Dinner is seafood.....hey, Alex said this town had great seafood and he was right. We order lots of food ( they order for me obviously), plus green wine, beer, port, liquers, etc. V and Alexandre are discussing ports ( read that as arguing) and in the end they found out they both knew a lot about ports. Great time, great food. lots of laughs, and it is now midnight. Remember we had started about 7:30 AM.
Just one little job to do when we get back to the boat. Alex needs to rig some spreader lights so the boat is ready for Villamoura. Giulietta wants them and it is important. OK, I did say spreaders. I also said beer, wine, port, liguer, etc.. Alex was not drinking much because of Fred, but his friends had to pull him up the mast to work on the lights. We rigged the seat, and also a back up line to a harness, and hauled him up. I have to give him credit, he got the job done. The 20 minute job took about 45 minutes a side, but it did get done. He had no feeling in his legs and feet when he came down, and I know that I would have not had the endurance to get it done. I think his real intent was to sober us up so we would be ready to leave at 5:45 AM. Don't these people ever sleep????

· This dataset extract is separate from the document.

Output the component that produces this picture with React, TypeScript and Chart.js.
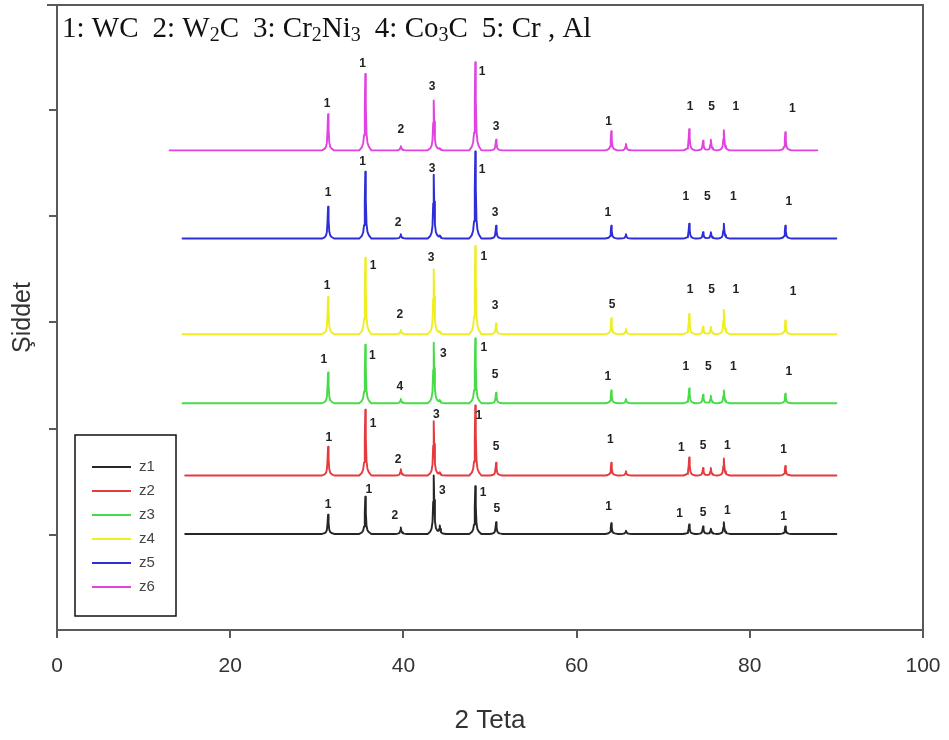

V volunteers for the first shift in the morning. Alex wakes him, they get out beyond the freighters, set a course, and Alex goes back to bed. V is enjoying the sail in the peace of the cockpit, tweaking things as he is in control, until I get up about 8:00. I take a shift till about 10:00 when Alex wakes up and then everyone starts to move about. Still not much wind, but we are sailing, and in one stretch we are having a very good time. A few tacks, I looked once and we were heeling at 25 degrees and the boat did not lose a beat. The hull shape allows the boat to heel without adding wetted surface. This thing would be a blast in 20+, but I was having a great time in light winds. ONCE, ALEX EVEN TOLD US WE DID A GOOD TACK!! We are approaching the Cape, and Alex is just hoping and praying that the wind picks up and we get the crap scared out of us. The swells are getting bigger, and because of the steep walls of the cape they are going in all directions. Not much wave, not much wind, but big swells. We sail around the cape as there is no way Alex is motoring around it.NO WAY!!!!!
And he really is not happy about the wind and he mentions that he hates the dodger again. But he loves American tape. Duct Tape!
This coastline is not friendly, but is quite beautiful. Large walls of rock and lots of ocean. Churches, monasteries, and resorts. Rock, beach, rock, beach. Caves that lead to beaches. You could spend forever along the southern end of Portugal just seeing the beaches. But, the wind dies and we motor on to Vilamoura. And he really hates that damn dodger!
Guys, I will finish tomorrow. V should be home late tonight and will add his version as well. We are almost to Vilamoura.